### [Problem]
Repeat, exactly and only, the lines from the beginning of the data through the line with "import pandas as pd". Pictures are left out.

=-=-=

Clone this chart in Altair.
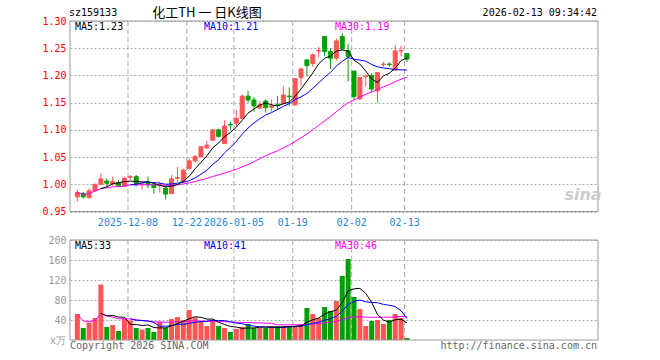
import altair as alt
import pandas as pd

# ---------------- data ----------------
opens = [0.977, 0.983, 0.976, 0.988, 1.000, 1.006, 1.0005, 1.003, 0.996, 1.013,
         1.014, 1.000, 1.002, 0.999, 0.998, 0.9925, 0.983, 1.011, 1.005, 1.029,
         1.043, 1.051, 1.067, 1.081, 1.100, 1.075, 1.110, 1.112, 1.121, 1.162,
         1.155, 1.140, 1.153, 1.1415, 1.146, 1.148, 1.162, 1.146, 1.196, 1.2285,
         1.222, 1.245, 1.2715, 1.244, 1.2316, 1.2715, 1.2457, 1.208, 1.157, 1.198,
         1.200, 1.1715, 1.220, 1.221, 1.210, 1.245, 1.240]
closes = [0.985, 0.977, 0.988, 1.000, 1.010, 1.002, 1.005, 0.997, 1.011, 1.014,
          0.999, 1.001, 0.999, 0.994, 0.999, 0.982, 1.010, 1.012, 1.026, 1.043,
          1.051, 1.069, 1.072, 1.100, 1.088, 1.107, 1.109, 1.121, 1.162, 1.155,
          1.144, 1.146, 1.141, 1.144, 1.145, 1.164, 1.161, 1.194, 1.212, 1.218,
          1.238, 1.246, 1.244, 1.2316, 1.2635, 1.249, 1.2347, 1.161, 1.196, 1.199,
          1.175, 1.205, 1.221, 1.220, 1.245, 1.246, 1.230]
highs = [0.990, 0.986, 0.9925, 1.001, 1.020, 1.011, 1.014, 1.008, 1.014, 1.017,
         1.017, 1.005, 1.014, 0.999, 1.005, 0.997, 1.017, 1.032, 1.029, 1.048,
         1.054, 1.070, 1.080, 1.101, 1.102, 1.117, 1.115, 1.137, 1.165, 1.1715,
         1.160, 1.153, 1.156, 1.156, 1.162, 1.180, 1.178, 1.194, 1.213, 1.230,
         1.240, 1.253, 1.2715, 1.250, 1.268, 1.2776, 1.258, 1.208, 1.196, 1.202,
         1.204, 1.205, 1.225, 1.224, 1.256, 1.255, 1.240]
lows = [0.968, 0.974, 0.973, 0.987, 0.999, 0.996, 0.997, 0.996, 0.996, 1.008,
        0.996, 0.990, 0.993, 0.983, 0.985, 0.972, 0.982, 1.005, 1.002, 1.0275,
        1.040, 1.049, 1.064, 1.080, 1.086, 1.074, 1.100, 1.106, 1.121, 1.150,
        1.1335, 1.138, 1.1317, 1.1335, 1.137, 1.148, 1.144, 1.144, 1.180, 1.198,
        1.216, 1.233, 1.236, 1.212, 1.227, 1.2457, 1.189, 1.155, 1.155, 1.180,
        1.1685, 1.150, 1.216, 1.216, 1.209, 1.235, 1.2243]
volumes = [52, 24, 35, 44, 111, 26, 30, 18, 43, 39,
           24, 21, 24, 16, 36, 24, 42, 46, 40, 60,
           45, 36, 28, 40, 28, 24, 16, 22, 26, 32,
           24, 24, 24, 28, 28, 28, 26, 28, 32, 64,
           52, 44, 66, 58, 78, 128, 162, 86, 62, 28,
           38, 40, 32, 40, 52, 44, 4]

date_index = [9, 19, 27, 37, 47, 56]
date_labels = ["2025-12-08", "12-22", "2026-01-05", "01-19", "02-02", "02-13"]
price_ticks = [0.95, 1.00, 1.05, 1.10, 1.15, 1.20, 1.25, 1.30]
volume_ticks = [40, 80, 120, 160, 200]
price_ma_labels = ["MA5:1.23", "MA10:1.21", "MA30:1.19"]
volume_ma_labels = ["MA5:33", "MA10:41", "MA30:46"]
title_code = "sz159133"
title_main = "化工TH 一 日K线图"
title_time = "2026-02-13 09:34:42"
footer_left = "Copyright 2026 SINA.COM"
footer_right = "http://finance.sina.com.cn"
volume_unit = "x万"

# ---------------- styling ----------------
RED = "#ff5555"
GREEN = "#00a000"
MA_COLORS = ["#000000", "#0000ff", "#ff00ff"]
DATE_BLUE = "#1e88d8"
GRID = "#aaaaaa"
BORDER = "#999999"
MONO = "DejaVu Sans Mono"

W = 528          # plot width
PH = 190.5       # price panel height
VT = 219         # volume panel top
VB = 319         # volume panel bottom (total plot height)

df = pd.DataFrame({
    "i": list(range(len(closes))),
    "open": opens, "high": highs, "low": lows, "close": closes, "vol": volumes,
})
dates_df = pd.DataFrame({"idx": date_index, "label": date_labels})

xs = alt.Scale(domain=[0, 88], nice=False, zero=False)
X = alt.X("xc:Q", scale=xs, axis=None)

ps = alt.Scale(domain=[0.95, 1.30], range=[PH, 0], nice=False, zero=False)
vs = alt.Scale(domain=[0, 200], range=[VB, VT], nice=False, zero=False)

paxis = alt.Axis(values=price_ticks, format=".2f", labelColor="#ff0000", orient="left",
                 grid=True, gridDash=[2, 2], gridColor=GRID, gridWidth=1,
                 domain=False, ticks=False, labelPadding=4, title=None,
                 labelFont=MONO, labelFontSize=10)
vaxis = alt.Axis(values=volume_ticks, format="d", labelColor="#999999", orient="left",
                 grid=True, gridDash=[2, 2], gridColor=GRID, gridWidth=1,
                 domain=False, ticks=False, labelPadding=4, title=None,
                 labelFont=MONO, labelFontSize=10)

dir_scale = alt.Scale(domain=["up", "down"], range=[RED, GREEN])
color = alt.Color("dir:N", scale=dir_scale, legend=None)
stroke = alt.Stroke("dir:N", scale=dir_scale, legend=None)

base = alt.Chart(df).transform_calculate(
    xc="datum.i + 0.4",
    dir="datum.close >= datum.open ? 'up' : 'down'",
)


def PY(f):
    return alt.Y(f + ":Q", scale=ps, axis=paxis)


def VY(f):
    return alt.Y(f + ":Q", scale=vs, axis=vaxis)


def ma_layer(field, n, start, col, yfn):
    return (base.transform_window(m=f"mean({field})", frame=[-(n - 1), 0],
                                  sort=[alt.SortField("i")])
            .transform_filter(f"datum.i >= {start}")
            .mark_line(color=col, strokeWidth=1)
            .encode(x=X, y=yfn("m")))


wick = base.mark_rule(strokeWidth=1).encode(x=X, y=PY("low"), y2=alt.Y2("high"), color=color)
body = base.mark_bar(size=4, strokeWidth=1).encode(
    x=X, y=PY("open"), y2=alt.Y2("close"), color=color, stroke=stroke)
price = alt.layer(
    wick, body,
    ma_layer("close", 30, 0, MA_COLORS[2], PY),
    ma_layer("close", 10, 9, MA_COLORS[1], PY),
    ma_layer("close", 5, 4, MA_COLORS[0], PY),
)

vbars = base.mark_bar(size=5).encode(x=X, y=VY("vol"), color=color)
volume = alt.layer(
    vbars,
    ma_layer("vol", 30, 0, MA_COLORS[2], VY),
    ma_layer("vol", 10, 9, MA_COLORS[1], VY),
    ma_layer("vol", 5, 4, MA_COLORS[0], VY),
)

XD = alt.X("idx:Q", scale=xs, axis=None)
vgrid_top = alt.Chart(dates_df).mark_rule(color=GRID, strokeWidth=1, strokeDash=[5, 3]).encode(
    x=XD, y=alt.value(0), y2=alt.value(PH))
vgrid_bot = alt.Chart(dates_df).mark_rule(color=GRID, strokeWidth=1, strokeDash=[5, 3]).encode(
    x=XD, y=alt.value(VT), y2=alt.value(VB))
date_text = alt.Chart(dates_df).mark_text(font=MONO, fontSize=10, color=DATE_BLUE,
                                          baseline="middle", align="center").encode(
    x=XD, y=alt.value(202), text="label:N")

one = pd.DataFrame({"a": [0]})
border_top = alt.Chart(one).mark_rect(fillOpacity=0, stroke=BORDER, strokeWidth=1).encode(
    x=alt.value(0), x2=alt.value(W), y=alt.value(0), y2=alt.value(PH))
border_bot = alt.Chart(one).mark_rect(fillOpacity=0, stroke=BORDER, strokeWidth=1).encode(
    x=alt.value(0), x2=alt.value(W), y=alt.value(VT), y2=alt.value(VB))


def txt(s, x, y, col, align="left", size=10, font=MONO, **kw):
    return alt.Chart(pd.DataFrame({"t": [s]})).mark_text(
        align=align, baseline="middle", font=font, fontSize=size, color=col, **kw
    ).encode(text="t:N", x=alt.value(x), y=alt.value(y))


texts = [
    txt(title_code, -1, -8, "#000000"),
    txt(title_main, 137, -8, "#000000", align="center", size=13, font="Noto Sans CJK SC"),
    txt(title_time, 527, -8, "#000000", align="right"),
    txt(price_ma_labels[0], 5, 5.5, MA_COLORS[0]),
    txt(price_ma_labels[1], 134, 5.5, MA_COLORS[1]),
    txt(price_ma_labels[2], 265, 5.5, MA_COLORS[2]),
    txt(volume_ma_labels[0], 5, 225, MA_COLORS[0]),
    txt(volume_ma_labels[1], 134, 225, MA_COLORS[1]),
    txt(volume_ma_labels[2], 265, 225, MA_COLORS[2]),
    txt(footer_left, 0, 325, "#666666"),
    txt(footer_right, 527, 325, "#666666", align="right"),
    txt(volume_unit, -4, 320, "#999999", align="right"),
    txt("sina", 513, 174, "#cccccc", align="center", size=16, font="DejaVu Sans",
        fontStyle="italic", fontWeight="bold"),
]

chart = alt.layer(
    vgrid_top, vgrid_bot, price, volume, border_top, border_bot, date_text, *texts
).resolve_scale(y="independent").properties(
    width=W, height=VB,
    autosize=alt.AutoSizeParams(type="none"),
    padding={"left": 70, "top": 21, "right": 62, "bottom": 20},
).configure_view(strokeWidth=0)

chart.save("out.html", embed_options={"renderer": "svg", "actions": False})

=-=-=

### [Answer to this problem]
Clone this chart in Altair.
import altair as alt
import pandas as pd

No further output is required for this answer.